Splinter the Silence
By Val McDermid
Little, Brown 416pp £18.99
When we last saw Detective Inspector Carol Jordan and her ally, the psychologist and profiler Tony Hill, it seemed to be an unhappy farewell. A major case had ended in personal tragedy: Jordan’s family had become the victims of the serial killer she was hunting and the book ended with her resignation from the police. However, this book begins on a more cheerful note with Jordan’s rehabilitation. She is persuaded to return to work, with the promise that her old team will be reassembled as a flying squad of detectives.

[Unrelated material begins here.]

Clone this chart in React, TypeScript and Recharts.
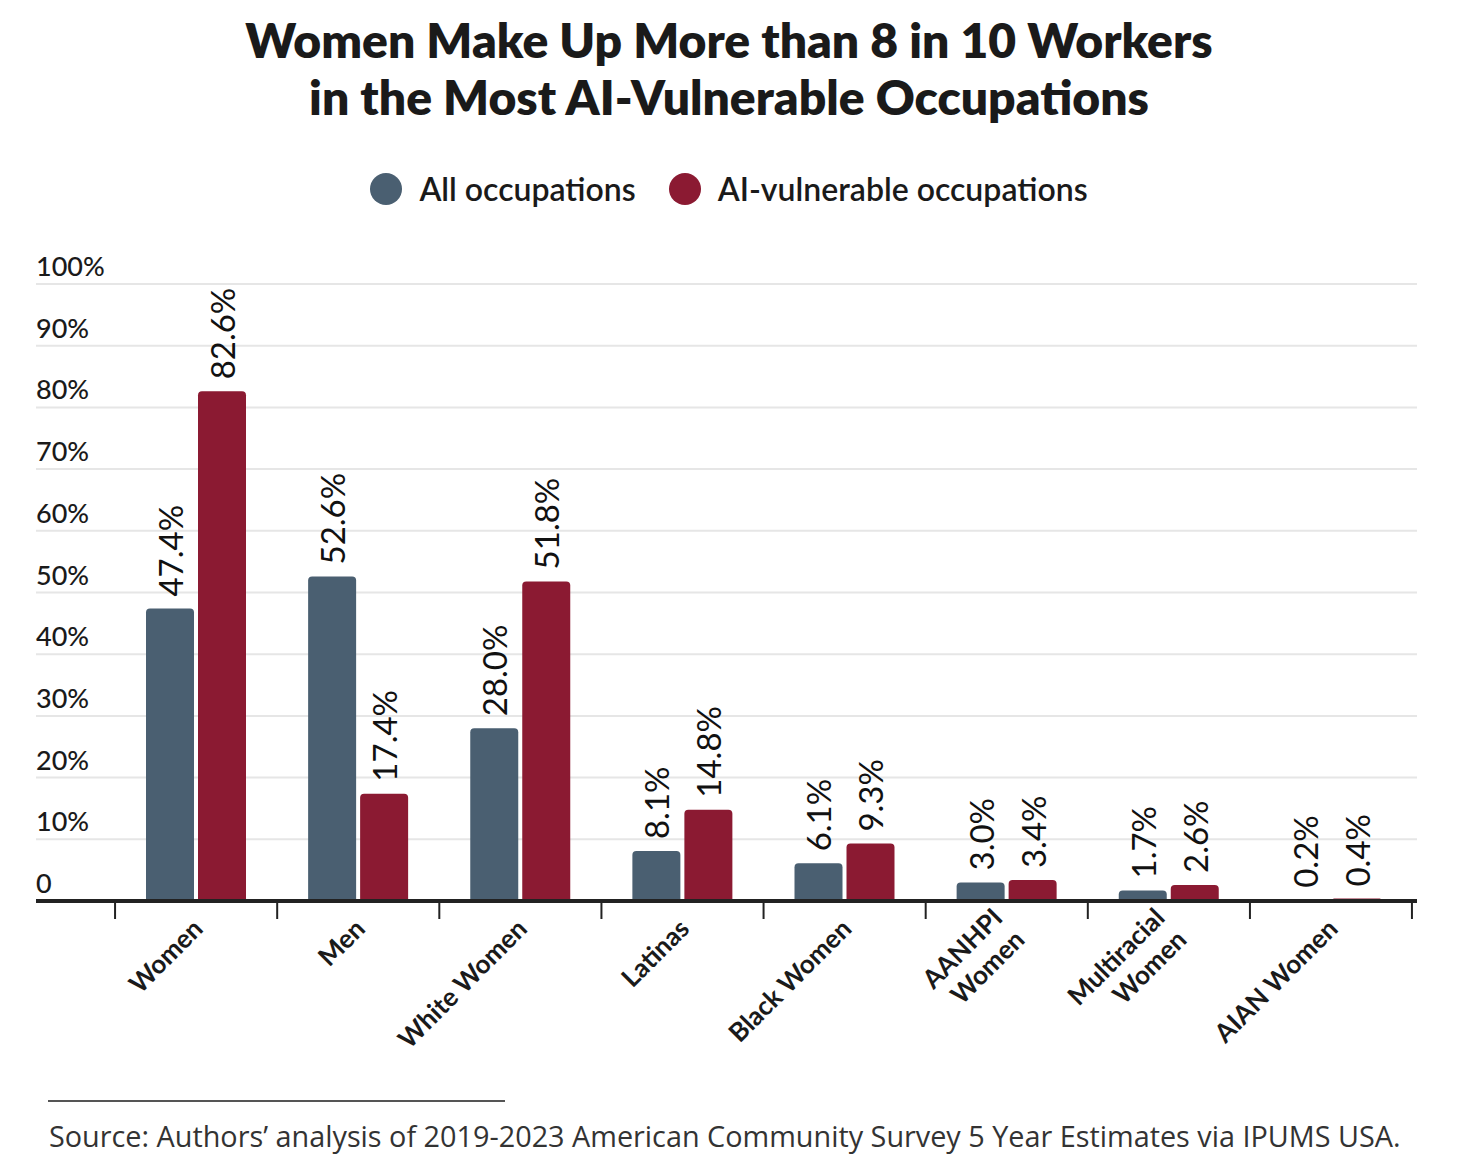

They are to work only on the most serious and intractable cases. Even before their old colleagues arrive, Jordan and Hill are on the trail of a murderer whose victims at first seemed to have committed suicide. This is a highly enjoyable crime novel, with more about the regular characters’ private lives and feelings and less explicit violence than in Val McDermid’s earlier works. I much prefer this talented author’s more recent, less sadistic books and highly recommend this one. But some readers, I fear, might think that McDermid has gone a bit soft.
The Oligarch
By Joseph Clyde
Gibson Square 324pp £8.99
It is an open secret that Joseph Clyde is the pseudonym of the politician and former minister George Walden. In his second book the subject is an ex-MI5 hero’s relationship with an ex-colonel from the Russian secret service, now a super-rich expat in London. An exciting story with a fascinating background.
Blade of Light
By Andrea Camilleri
Mantle 288pp £16.99
Inspector Montalbano’s latest appearance coincides with his creator’s 90th birthday, which seems almost incredible. The story is as convoluted, the characters as complicated and Sicily as magnetic as in all the previous books. A real treat.